J’ai un copain qui a une cousine qui est en CM2 et habite dans une ville où il paraît que la cantine est bonne. Ce sont les enfants qui font pousser les fruits et les légumes et parfois ils préparent à manger, alors ils ont intérêt à ce que ça soit bon. La ville s’appelle Sans Martou ou Mans Sartou ou quelque chose comme ça. C’est pas loin de Cannes askip. Tout ça pour dire que c’est donc possible.

Alors au sujet de la résilience alimentaire, je peux vous dire qu’en ce qui concerne la cantine, je crois que c’est pas à nous de nous adapter. Il faut changer les cantines, et rapidement. Sinon, on va avoir des générations de jeunes qui vont penser que la viande est naturellement verte ou jaune et que c’est bon pour la planète d’en manger à tous les repas, que les carottes râpées c’est forcément dégueu et que c’est normal si les océans sont recouverts d’une armada de barquettes en plastique.
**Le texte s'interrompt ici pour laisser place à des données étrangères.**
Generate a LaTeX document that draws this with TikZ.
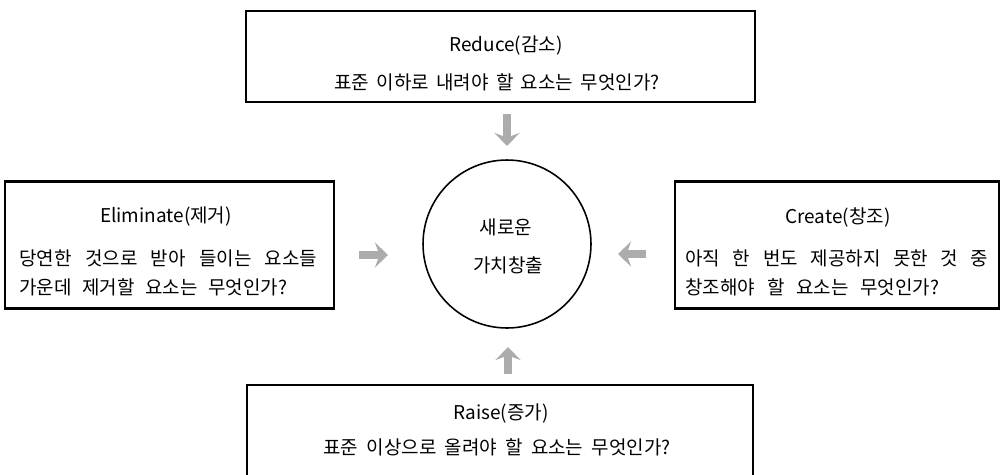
\documentclass[tikz,border=0pt]{standalone}
\usepackage{fontspec}
\newfontfamily\kr{Noto Sans CJK KR}
\usetikzlibrary{arrows.meta}
\newcommand\fitline[2]{\makebox[#1][s]{\spaceskip=.25em plus 3em minus .22em\relax #2}}
\begin{document}
\begin{tikzpicture}[x=0.02cm,y=-0.02cm,
  box/.style={draw=black,line width=1.2pt,fill=white,inner sep=0pt},
  ring/.style={circle,draw=black,line width=0.9pt,fill=white,inner sep=0pt,minimum size=3.36cm},
  txt/.style={inner sep=0pt,font=\kr\fontsize{10.8pt}{13pt}\selectfont},
  sidetxt/.style={txt,anchor=west},
  flow/.style={line width=0.16cm,draw=gray!65,-{Stealth[width=0.5cm,length=0.26cm,inset=0.09cm]}}]
\path[use as bounding box,clip] (0,0) rectangle (1000,474);
\fill[white] (0,0) rectangle (1000,474);
% boxes
\node[box,minimum width=10.18cm,minimum height=1.82cm] (reduce) at (500.5,56.5) {};
\node[box,minimum width=6.58cm,minimum height=2.54cm] (elim) at (169.5,245) {};
\node[box,minimum width=6.48cm,minimum height=2.54cm] (create) at (837,245) {};
\node[box,minimum width=10.12cm,minimum height=2.3cm] (raise) at (500,442.5) {};
\node[ring] (core) at (507,244) {};
% texts
\node[txt] (reduceT) at (506,46) {Reduce(감소)};
\node[txt] (reduceL) at (497,82) {\fitline{6.5cm}{표준 이하로 내려야 할 요소는 무엇인가?}};
\node[txt] (elimT) at (166,217) {Eliminate(제거)};
\node[sidetxt] (elimL1) at (19,258) {\fitline{5.96cm}{당연한 것으로 받아 들이는 요소들}};
\node[sidetxt] (elimL2) at (19,287) {\fitline{5.36cm}{가운데 제거할 요소는 무엇인가?}};
\node[txt] (createT) at (838,217) {Create(창조)};
\node[sidetxt] (createL1) at (685,258) {\fitline{6.06cm}{아직 한 번도 제공하지 못한 것 중}};
\node[sidetxt] (createL2) at (685,287) {\fitline{5.08cm}{창조해야 할 요소는 무엇인가?}};
\node[txt] (raiseT) at (501,414) {Raise(증가)};
\node[txt] (raiseL) at (497,447) {\fitline{6.94cm}{표준 이상으로 올려야 할 요소는 무엇인가?}};
\node[txt] (coreA) at (506,227) {새로운};
\node[txt] (coreB) at (508,265) {가치창출};
% arrows
\coordinate (dT) at (507,114); \coordinate (dB) at (507,146);
\coordinate (uB) at (508,374); \coordinate (uT) at (508,347);
\coordinate (rL) at (359,255); \coordinate (rR) at (388,255);
\coordinate (lR) at (646,254); \coordinate (lL) at (618,254);
\draw[flow] (dT) -- (dB);
\draw[flow] (uB) -- (uT);
\draw[flow] (rL) -- (rR);
\draw[flow] (lR) -- (lL);
\end{tikzpicture}
\end{document}
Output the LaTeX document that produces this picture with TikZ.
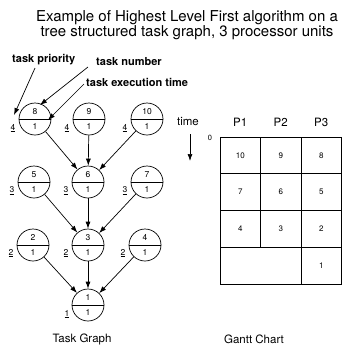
\documentclass[tikz,border=0pt]{standalone}
\usepackage{fontspec}
\setmainfont{TeX Gyre Heros}
\usetikzlibrary{arrows.meta}

\tikzset{
	task/.style={circle, draw, line width=0.7pt, minimum size=32pt, inner sep=0pt,
		align=center, font=\fontsize{8.5}{15}\selectfont,
		path picture={\draw[line width=0.7pt] (path picture bounding box.west) -- (path picture bounding box.east);}},
	prio/.style={font=\fontsize{8.5}{9}\selectfont, inner sep=1pt},
	dep/.style={-{Latex[length=7pt,width=5pt]}, line width=0.7pt},
	note/.style={font=\bfseries\fontsize{11}{12}\selectfont, inner sep=0pt, anchor=west},
	cell/.style={draw, line width=0.6pt, minimum width=40.5pt, minimum height=36.75pt,
		inner sep=0pt, font=\fontsize{8}{9}\selectfont},
	head/.style={font=\fontsize{11.5}{13}\selectfont},
}

\begin{document}
\begin{tikzpicture}[x=1pt,y=-1pt]
	\useasboundingbox (0,0) rectangle (343,354);

	\node[align=center, font=\fontsize{15}{15.5}\selectfont] (title) at (187,25)
		{Example of Highest Level First algorithm on a\\tree structured task graph, 3 processor units};

	% task graph
	\node[task] (t8) at (35,119) {8\\1};
	\node[task] (t9) at (89,119) {9\\1};
	\node[task] (t10) at (147,119) {10\\1};
	\node[task] (t5) at (34,182) {5\\1};
	\node[task] (t6) at (88,182) {6\\1};
	\node[task] (t7) at (147,182) {7\\1};
	\node[task] (t2) at (33,245) {2\\1};
	\node[task] (t3) at (88,245) {3\\1};
	\node[task] (t4) at (145,245) {4\\1};
	\node[task] (t1) at (88,305) {1\\1};

	% priorities
	\node[prio] (p8) at ([shift={(-22,9)}]t8.center) {\underline{4}};
	\node[prio] (p9) at ([shift={(-22,9)}]t9.center) {\underline{4}};
	\node[prio] (p10) at ([shift={(-22,9)}]t10.center) {\underline{4}};
	\node[prio] (p5) at ([shift={(-22,9)}]t5.center) {\underline{3}};
	\node[prio] (p6) at ([shift={(-22,9)}]t6.center) {\underline{3}};
	\node[prio] (p7) at ([shift={(-22,9)}]t7.center) {\underline{3}};
	\node[prio] (p2) at ([shift={(-22,8)}]t2.center) {\underline{2}};
	\node[prio] (p3) at ([shift={(-22,8)}]t3.center) {\underline{2}};
	\node[prio] (p4) at ([shift={(-22,8)}]t4.center) {\underline{2}};
	\node[prio] (p1) at ([shift={(-21,9)}]t1.center) {\underline{1}};

	\draw[dep] (t8) -- (t6);
	\draw[dep] (t9) -- (t6);
	\draw[dep] (t10) -- (t6);
	\draw[dep] (t5) -- (t3);
	\draw[dep] (t6) -- (t3);
	\draw[dep] (t7) -- (t3);
	\draw[dep] (t2) -- (t1);
	\draw[dep] (t3) -- (t1);
	\draw[dep] (t4) -- (t1);

	% legend
	\node[note] (lprio) at (12,60) {task priority};
	\node[note] (lnum) at (96,62) {task number};
	\node[note] (lexec) at (86,82) {task execution time};
	\coordinate (a1) at (35,68);
	\coordinate (a2) at (88,67);
	\coordinate (a3) at (84,84);
	\coordinate (b1) at (14,115);
	\coordinate (b2) at (40,105);
	\coordinate (b3) at (48,120);
	\draw[dep] (a1) -- (b1);
	\draw[dep] (a2) -- (b2);
	\draw[dep] (a3) -- (b3);

	\node[head] (tg) at (82,339) {Task Graph};

	% gantt chart
	\node[head] (time) at (188,122) {time};
	\coordinate (tdown) at (190,161);
	\draw[dep] (190,134) -- (tdown);
	\node[font=\fontsize{7.5}{8}\selectfont] (t0) at (210,138) {0};

	\node[head] (P1) at (240.25,122) {P1};
	\node[head] (P2) at (280.75,122) {P2};
	\node[head] (P3) at (321.25,122) {P3};

	\node[cell] (c10) at (240.25,155.4) {10};
	\node[cell] (c9) at (280.75,155.4) {9};
	\node[cell] (c8) at (321.25,155.4) {8};
	\node[cell] (c7) at (240.25,192.1) {7};
	\node[cell] (c6) at (280.75,192.1) {6};
	\node[cell] (c5) at (321.25,192.1) {5};
	\node[cell] (c4) at (240.25,228.9) {4};
	\node[cell] (c3) at (280.75,228.9) {3};
	\node[cell] (c2) at (321.25,228.9) {2};
	\node[cell, minimum width=81pt] (cidle) at (260.5,265.6) {};
	\node[cell] (c1) at (321.25,265.6) {1};

	\node[head] (gc) at (254,339) {Gantt Chart};
\end{tikzpicture}
\end{document}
PS : J’ai deux trucs à dire aux gens du magazine Sans Transition ! D’une part, quand on écrit quelque chose à propos de votre magazine, il faut se débrouiller pour que le nom soit toujours en fin de phrase, parce que le point d’exclamation après Sans Transition, excusez-moi, mais c’est un problème (ma mère m’a dit que c’est une contrainte oulipienne, il paraît que c’est bien, mais j’ai oublié ce que ça veut dire). D’autre part, et c’est plus important, les numéros thématiques c’est intéressant, mais mon père dit que dans la transition écologique et solidaire, tout est lié, alors moi je fais le lien entre le thème précédent (l’engagement des jeunes) et celui-ci (la résilience alimentaire). Ne me remerciez pas, c’est un plaisir d’écrire pour Sans Transition ! Grâce à vous, je peux épater les copains et les filles (ça vous n’êtes pas obligés de le garder).